Heiner Goebbels, der Frankfurter Sponti-Komponist, der vor vierzig Jahren mit Free-Jazz-Bearbeitungen von Eisler-Stücken begann, das Sogenannte Linksradikale Blasorchester anführte, Heiner-Müller-Texte für einige legendäre Hörstücke adaptierte und der aber auch seit Jahr und Tag bestens etabliert ist — derzeit ist er künstlerischer Leiter der Ruhr-Triennale —, kann von Eisler nicht lassen. Rotzigkeit und Präzision, das handwerkliche Genie mit der klaren kommunistischen Kritik an bürgerlicher Kultur, rücksichtsvoll, von freundlicher Offenheit, aber auch Kraftmeier, überquellend von sarkastischem Spott: Eisler hat die Widersprüche, wie es sich dialektisch gehört, nicht aufgelöst, sondern ihnen eine angemessene Verlaufsform gegeben. Für Goebbels eine endlos sprudelnde Quelle der Inspiration. Und warum das verbrämen? Seine große Collage »Eislermaterial« aus Eislers Kompositionen, den dazugehörigen Brecht-Gedichten und Originalkommentaren macht gar keinen Hehl aus seiner Begeisterung. Die hindert Goebbels aber nicht daran, selbst ruppig, improvisierend, kraftmeierisch mit den Stücken zu verfahren und sie in kühnen Schichtungen und harten Cuts zu arrangieren. Eisler auf Eisler selbst angewandt — Goebbels und dem interpretierenden Ensemble Modern gelingt das sehr offensiv.

 

Dieses Jahr ist Eisler-Jahr — vor fünfzig Jahren starb der »Karl Marx der Musik« (schräge Bezeichnung, die Eisler allerdings ebenso selbstbewusst wie ironisch angenommen hatte).
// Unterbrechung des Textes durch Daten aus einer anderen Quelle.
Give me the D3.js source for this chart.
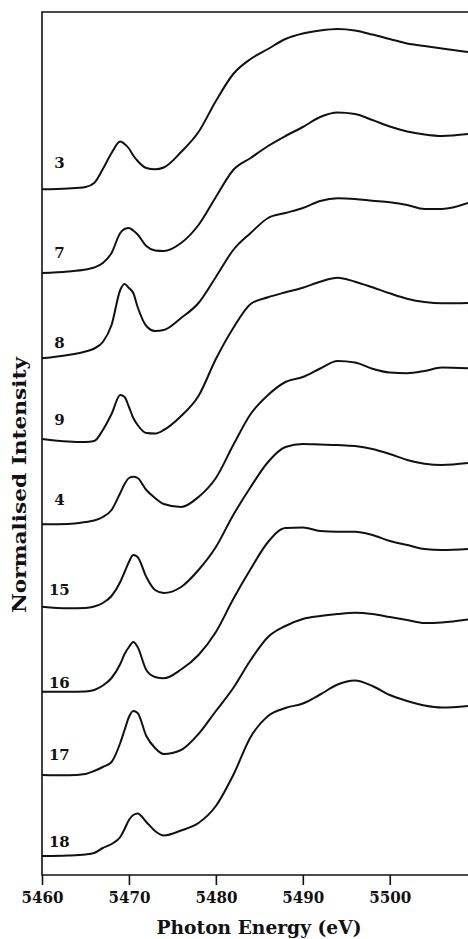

Bekommt man in Köln bislang davon etwas mit? Natürlich (?!) nicht. Also muss es ein alter Museumsdirektor richten. »Diese gewisse ausgefranste, zu nichts berechtigte, schäbig gewordene Lebensfreude«, ätzte Eisler einst, Goebbels speist dieses Zitat in seine Collage ein. Recht so.